Время от времени она навещала индианок по ту сторону гор. Научилась сама красить ткань. Лечить детскую сыпь травами. Украшать рубашки, хоть и более неуклюже по сравнению с индейцами. Она больше не думала о жизни до Боба Гарретта. До него жизни не было. Теперь были только солнце, горы, дети и ранчо. Гарретт видел, как она изменилась.
– Я вижу это в тебе, – однажды сказал ей Боб. – Что-то вроде рек и ветров снаружи. Может, это душа. Я не знаю, как это описать. Но оно движется в тебе, и там нет страха жить.
Карлотта загадочно улыбнулась.
– Что смешного? – спросил он.
– Внутри меня что-то движется.
– Что ты…
– Собери индейской кукурузы, Боб.
– Ты уверена?
– Да, конечно.
– О, Карлотта! Это так замечательно…
– Будет мальчик, – сказала она. – Как ты. Я очень этого хочу.
Был поздний вечер. Снаружи завыл койот. Гарретт засмеялся, его лицо светилось от этой новости.
– Ты слышишь? – спросил он. – Ему так одиноко. У него никого нет.
Карлотта потянулась к мужскому лицу и прижала ладонь к щеке.
– Зато у нас есть, – сказала она. – И всегда будет.
Он мягко поцеловал ее пальцы.
– Всегда, – с трудом выговорил он.
И так родился их второй ребенок – девочка, – которую тоже принимал Боб. Сменялись сезоны. Другой жизни не было. Карлотта не знала иного. Не было другой Карлотты, кроме той, которую сделал из нее Гаррет. Она отдалась ему, и он сделал из нее нечто прекрасное и нежное.
Ранней весной 1974 года Гарретт прислонился к столбу забора. На земле все еще лежал снег, и колючая проволока свисала с его рук в перчатках. Тающие струйки воды плыли у него перед глазами.
Он зашел на ранчо. Карлотта никогда не видела его таким уставшим.
– О, Боб! – плакала она, когда он, бледный, лег на кровать.
– Все хорошо…
– Я позову врача!
– Ш-ш-ш. Дай мне минутку.
Он проспал весь день. К вечеру начался дождь. Его дыхание становилось все глубже и медленнее.
– Я люблю тебя, Карлотта, – слабо проговорил он. – Никогда не забывай.
– О, Боб, не надо. Я пойду… привезу врача из Ту-Риверс…
– Нет-нет. Останься со мной. Еще ненадолго.

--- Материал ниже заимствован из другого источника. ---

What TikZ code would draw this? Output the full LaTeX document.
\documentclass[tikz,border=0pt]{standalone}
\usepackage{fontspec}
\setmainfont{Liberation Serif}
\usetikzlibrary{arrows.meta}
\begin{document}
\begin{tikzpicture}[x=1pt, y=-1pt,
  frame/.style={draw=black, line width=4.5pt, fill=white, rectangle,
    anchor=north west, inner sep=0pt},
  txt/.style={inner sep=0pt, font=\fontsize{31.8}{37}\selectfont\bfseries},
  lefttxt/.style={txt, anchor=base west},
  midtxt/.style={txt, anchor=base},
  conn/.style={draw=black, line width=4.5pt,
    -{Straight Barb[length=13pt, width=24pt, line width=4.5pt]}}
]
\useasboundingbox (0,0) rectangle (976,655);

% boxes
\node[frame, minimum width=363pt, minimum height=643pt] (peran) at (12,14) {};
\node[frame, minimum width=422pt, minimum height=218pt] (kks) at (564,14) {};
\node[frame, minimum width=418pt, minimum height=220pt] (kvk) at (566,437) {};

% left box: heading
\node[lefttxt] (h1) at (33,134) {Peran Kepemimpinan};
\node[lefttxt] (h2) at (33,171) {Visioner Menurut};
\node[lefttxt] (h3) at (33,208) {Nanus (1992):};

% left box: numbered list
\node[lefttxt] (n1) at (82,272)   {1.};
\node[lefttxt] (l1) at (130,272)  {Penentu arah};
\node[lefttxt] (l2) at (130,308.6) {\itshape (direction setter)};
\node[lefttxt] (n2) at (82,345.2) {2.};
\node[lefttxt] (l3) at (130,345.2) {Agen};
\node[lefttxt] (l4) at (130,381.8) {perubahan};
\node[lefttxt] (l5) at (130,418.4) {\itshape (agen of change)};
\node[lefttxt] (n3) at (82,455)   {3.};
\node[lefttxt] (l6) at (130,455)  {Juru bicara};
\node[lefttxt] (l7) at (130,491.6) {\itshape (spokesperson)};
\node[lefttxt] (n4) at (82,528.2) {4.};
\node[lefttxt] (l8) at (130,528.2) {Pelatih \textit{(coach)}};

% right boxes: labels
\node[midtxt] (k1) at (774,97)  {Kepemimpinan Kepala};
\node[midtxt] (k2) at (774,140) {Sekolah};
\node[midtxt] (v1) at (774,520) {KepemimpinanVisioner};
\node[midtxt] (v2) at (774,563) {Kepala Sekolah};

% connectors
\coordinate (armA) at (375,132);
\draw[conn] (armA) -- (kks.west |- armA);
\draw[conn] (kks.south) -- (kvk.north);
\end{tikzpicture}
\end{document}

Затем Боб погрузился в бредовый сон. Он звал ее, словно искал. Время от времени открывал глаза, но, казалось, не видел ее. Ранним утром дети сидели на стульях возле кровати. Ждали.
– Карлотта, – прошептал Гарретт.
Она наклонилась ближе.
Он пытался что-то сказать. Слова жужжали у нее в ушах, как злые пчелы. В них не было смысла. Они звучали сердито, дико и бессвязно – сдавленный предсмертный хрип, будто Гарретт давился своей слюной.
– Карлотта… я… не могу… дышать. Не… не… бросай… меня. Не… бросай… меня…
Грудь перестала подниматься. Боб опустился во тьму. Осталось только тело, неожиданно тяжелое, бледное, незнакомое. Теперь, без души, оно выглядело чужим, даже пугающим.
– О, Боб! – плакала Карлотта.
Но грудь мертвеца казалась тяжелой и пустой. В этом было что-то отталкивающее, предательское. Она чувствовала себя виноватой за эти мысли. И все же это было правдой. Спальня приобрела зловещий вид. Едва знакомый.
Карлотта пошла на кухню умыться. Дети наблюдали за ней, не зная, что делать, осознавая только, что в их жизни произошли большие перемены. Медленно, пока она смотрела, как дождь заливает двор, превращая его в грязную равнину, Гарретт начал отдаляться от нее. То, чему он ее научил, начало испаряться. Впервые почти за десять лет она не знала, что делать.